Agora, 30 anos depois, surgem novas evidências de que provas im­portantes ficaram de fora das duas investigações. O jornal “O Globo” teve acesso a uma agenda que pertenceria ao sargento Rosário. Nas anotações, nomes de autoridades do governo que faziam parte da repressão militar e passaram a usar seus conhecimentos em empresas privadas ao fim da ditadura. O documento não entrou no inquérito. “Eu não tive conhecimento dessa agenda, ela não estava nos autos”, confirmou à ISTOÉ o juiz Edmundo Franca de Oliveira, que conduziu o julgamento do primeiro Inquérito Policial Militar (IPM) a tratar do caso. “Houve fortes pressões da comunidade de informações e do ministro do Exército, general Walter Pires, para que fosse aceito o relatório do coronel Job Lorena de Sant’Anna, que presidiu o inquérito”, disse Oliveira.

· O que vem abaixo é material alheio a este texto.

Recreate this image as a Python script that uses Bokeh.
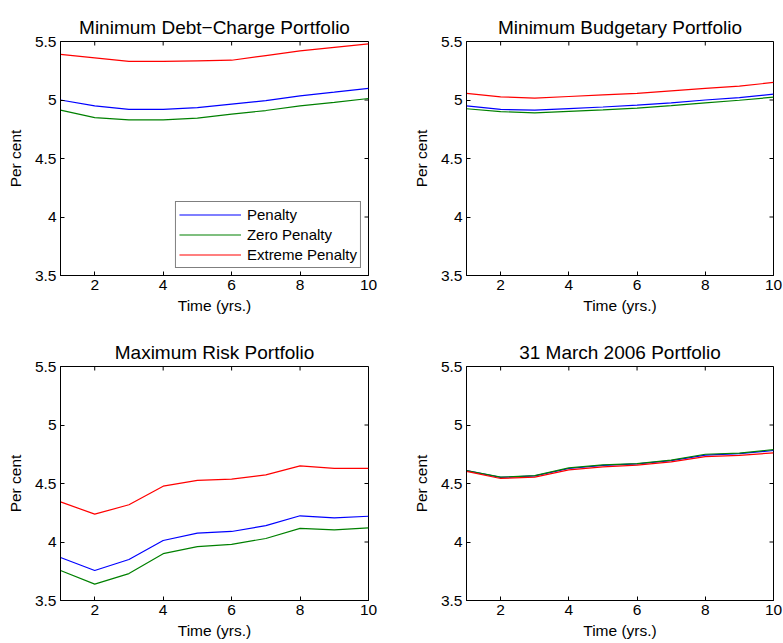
from math import pi
from bokeh.plotting import figure
from bokeh.layouts import column, row
from bokeh.models import Range1d, FixedTicker, Legend, LegendItem
from bokeh.embed import file_html
from bokeh.resources import INLINE

# ---------------- data ----------------
years = [1, 2, 3, 4, 5, 6, 7, 8, 9, 10]

series_names = ["Penalty", "Zero Penalty", "Extreme Penalty"]
series_colors = ["#0000ff", "#008000", "#ff0000"]

titles = ["Minimum Debt\u2212Charge Portfolio", "Minimum Budgetary Portfolio",
          "Maximum Risk Portfolio", "31 March 2006 Portfolio"]

debt_penalty = [5.00, 4.95, 4.92, 4.92, 4.935, 4.965, 4.995, 5.035, 5.067, 5.10]
debt_zero = [4.913, 4.85, 4.83, 4.83, 4.845, 4.88, 4.91, 4.95, 4.98, 5.013]
debt_extreme = [5.39, 5.36, 5.33, 5.33, 5.335, 5.34, 5.38, 5.42, 5.45, 5.48]

budget_penalty = [4.95, 4.92, 4.913, 4.927, 4.94, 4.956, 4.975, 5.00, 5.02, 5.05]
budget_zero = [4.925, 4.90, 4.89, 4.903, 4.915, 4.93, 4.952, 4.976, 4.998, 5.024]
budget_extreme = [5.056, 5.027, 5.016, 5.03, 5.043, 5.056, 5.078, 5.10, 5.118, 5.15]

risk_penalty = [3.868, 3.756, 3.85, 4.013, 4.076, 4.09, 4.14, 4.224, 4.207, 4.22]
risk_zero = [3.756, 3.64, 3.73, 3.90, 3.96, 3.98, 4.03, 4.117, 4.103, 4.12]
risk_extreme = [4.343, 4.238, 4.318, 4.477, 4.526, 4.537, 4.574, 4.651, 4.63, 4.63]

march_penalty = [4.61, 4.552, 4.565, 4.628, 4.655, 4.667, 4.695, 4.743, 4.755, 4.782]
march_zero = [4.611, 4.554, 4.568, 4.634, 4.66, 4.67, 4.70, 4.75, 4.76, 4.79]
march_extreme = [4.603, 4.543, 4.554, 4.617, 4.642, 4.657, 4.685, 4.73, 4.74, 4.762]

x_ticks = [2, 4, 6, 8, 10]
x_tick_labels = ["2", "4", "6", "8", "10"]
y_ticks = [3.5, 4.0, 4.5, 5.0, 5.5]
y_tick_labels = ["3.5", "4", "4.5", "5", "5.5"]
x_limits = (1, 10)
y_limits = (3.5, 5.5)

x_label = "Time (yrs.)"
y_label = "Per cent"

FONT = "Liberation Sans"
LBL = "15.5px"


def style_axis(ax, ticks, labels):
    ax.ticker = FixedTicker(ticks=ticks)
    ax.major_label_overrides = {float(t): l for t, l in zip(ticks, labels)}
    ax.major_tick_in = 4
    ax.major_tick_out = 0
    ax.minor_tick_line_color = None
    ax.axis_line_color = "black"
    ax.major_tick_line_color = "black"
    ax.major_label_text_font = FONT
    ax.major_label_text_color = "black"
    ax.major_label_text_font_size = LBL
    ax.major_label_standoff = 4
    ax.axis_label_text_font = FONT
    ax.axis_label_text_font_size = LBL
    ax.axis_label_text_font_style = "normal"
    ax.axis_label_text_color = "black"


def make_panel(title, data, left_col, top_row, legend=False):
    if left_col:
        w, bl, br = 390, 60, 22
    else:
        w, bl, br = 393, 76, 10
    if top_row:
        h, bt, bb = 320, 41, 45
    else:
        h, bt, bb = 323, 46, 43
    p = figure(width=w, height=h, output_backend="svg", toolbar_location=None,
               x_range=Range1d(*x_limits), y_range=Range1d(*y_limits),
               min_border_left=bl, min_border_right=br,
               min_border_top=bt, min_border_bottom=bb)
    p.title.text = title
    p.title.text_font = FONT
    p.title.text_font_size = "19px"
    p.title.text_font_style = "normal"
    p.title.text_color = "black"
    p.title.align = "center"
    p.title.standoff = 8
    p.xgrid.visible = False
    p.ygrid.visible = False
    p.outline_line_color = "black"
    p.outline_line_alpha = 1.0
    p.background_fill_color = "white"
    p.border_fill_color = "white"

    style_axis(p.xaxis[0], x_ticks, x_tick_labels)
    p.xaxis[0].axis_label = x_label
    p.xaxis[0].axis_label_standoff = 4
    style_axis(p.yaxis[0], y_ticks, y_tick_labels)
    p.yaxis[0].axis_label = y_label
    p.yaxis[0].axis_label_standoff = 8

    # inward ticks on the top and right edges of the box (MATLAB style)
    p.ray(x=x_ticks, y=[y_limits[1]] * len(x_ticks), length=4, length_units="screen",
          angle=-pi / 2, line_color="black", line_width=1)
    p.ray(x=[x_limits[1]] * len(y_ticks), y=y_ticks, length=4, length_units="screen",
          angle=pi, line_color="black", line_width=1)

    items = []
    for name, color, vals in zip(series_names, series_colors, data):
        r = p.line(years, vals, line_color=color, line_width=1.2)
        items.append(LegendItem(label=name, renderers=[r]))

    if legend:
        lg = Legend(items=items, location="bottom_right")
        lg.margin = 7
        lg.padding = 3
        lg.spacing = 1
        lg.glyph_width = 62
        lg.glyph_height = 19
        lg.label_height = 19
        lg.label_standoff = 6
        lg.label_text_font = FONT
        lg.label_text_font_size = "15px"
        lg.label_text_color = "black"
        lg.border_line_color = "black"
        lg.border_line_width = 1
        lg.background_fill_color = "white"
        lg.background_fill_alpha = 1.0
        p.add_layout(lg, "center")
    return p


p1 = make_panel(titles[0], [debt_penalty, debt_zero, debt_extreme], True, True, legend=True)
p2 = make_panel(titles[1], [budget_penalty, budget_zero, budget_extreme], False, True)
p3 = make_panel(titles[2], [risk_penalty, risk_zero, risk_extreme], True, False)
p4 = make_panel(titles[3], [march_penalty, march_zero, march_extreme], False, False)

layout = column(row(p1, p2), row(p3, p4))

with open("out.html", "w") as f:
    f.write(file_html(layout, INLINE))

Na época, a primeira atitude das Forças Armadas foi responsabilizar extremistas de esquerda pela explosão. Essa tese caiu por terra diante das evidências, mas a manipulação das investigações não permitiu caracterizar oficialmente a explosão no Riocentro como um ato de terrorismo de Estado. Além disso, a impunidade permitiu que o capitão Wilson Machado não tivesse sua culpa provada na Justiça, o que lhe permitiu nos últimos anos exercer cargos com remuneração oriunda do setor militar. Atualmente, ele trabalha como prestador de serviço no Instituto Militar de Engenharia e é responsável pela “análise funcional dos cargos de engenheiro militar” na instituição. “O arquivamento do processo, em 1981, foi um grande erro do Superior Tribunal Militar”, avalia o almirante Júlio Bierrenbach, ex-ministro do STM, único a votar contra na época. “No segundo IPM, os dois foram considerados culpados, mas acabaram indevidamente beneficiados pela Lei de Anistia, que tratava de crimes praticados apenas até 1979.” A cientista política Maria Celina D’Araujo, da PUC-RJ, avalia que há provas, hoje, de que o inquérito foi feito de maneira descuidada, sem levar em conta documentos importantes. “A intenção era acobertar os envolvidos”, analisa Maria Celina. “Para resgatar a imagem das Forças Armadas, é preciso que as autoridades militares reconheçam que erraram.”